Accelerating Graph Machine Learning using Auto-tuned Sparse Primitives for GPU
Background
Sparse-dense matrix multiplication (SpMM) is a fundamental operation that underlies a wide range of scientific, machine learning, and graph-processing workloads. Its performance becomes especially critical as datasets grow larger and applications demand real-time or near–real-time computation. While existing SpMM libraries provide strong performance on CPUs, they generally lack robust support for GPU execution, particularly in areas such as auto-tuning and specialized sparse kernel optimization.
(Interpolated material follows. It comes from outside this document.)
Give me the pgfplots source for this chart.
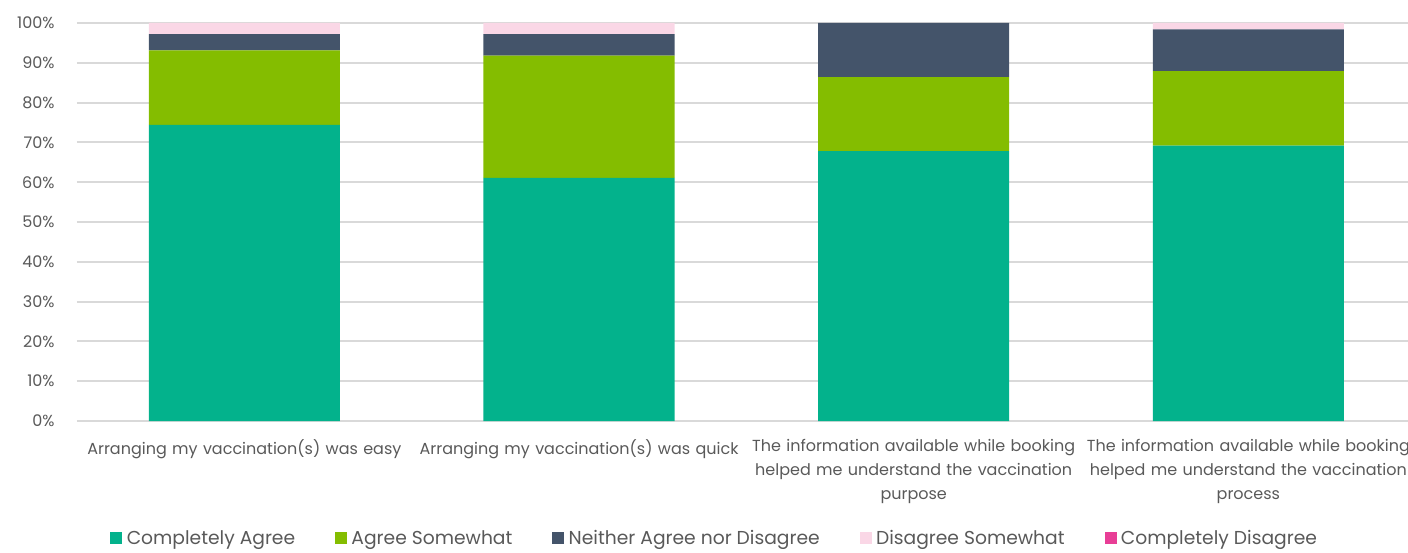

This gap limits the ability of developers and researchers to fully exploit modern GPU architectures for high-throughput sparse computation.
Methodology
To address this limitation, we extended a generic SpMM library with a GPU-compatible auto-tuner designed to optimize sparse-dense kernel performance on contemporary GPU hardware. Our methodology involved adapting the library’s kernel-selection mechanisms to operate efficiently on GPUs, implementing GPU-specific tuning strategies, and ensuring compatibility with CUDA-based execution paths. The auto-tuner systematically benchmarks alternative kernel configurations—including thread-block layouts, memory-access patterns, and sparsity-aware execution modes—and selects the optimal configuration for a given input matrix. Throughout this process, we prioritized generality so the tuner could accommodate a wide range of sparsity patterns and workload characteristics.
Findings
The resulting GPU-enabled auto-tuner successfully expanded the library’s capabilities, allowing its sparse-dense kernels to run efficiently on modern GPU architectures. While this work represents an initial step rather than a complete overhaul of GPU-based sparse optimization, it establishes the essential infrastructure needed to explore more advanced GPU-specific techniques. By enabling auto-tuning on GPUs, the project opens a pathway for future performance improvements and broader adoption of GPU resources in applications that depend on fast and scalable SpMM operations.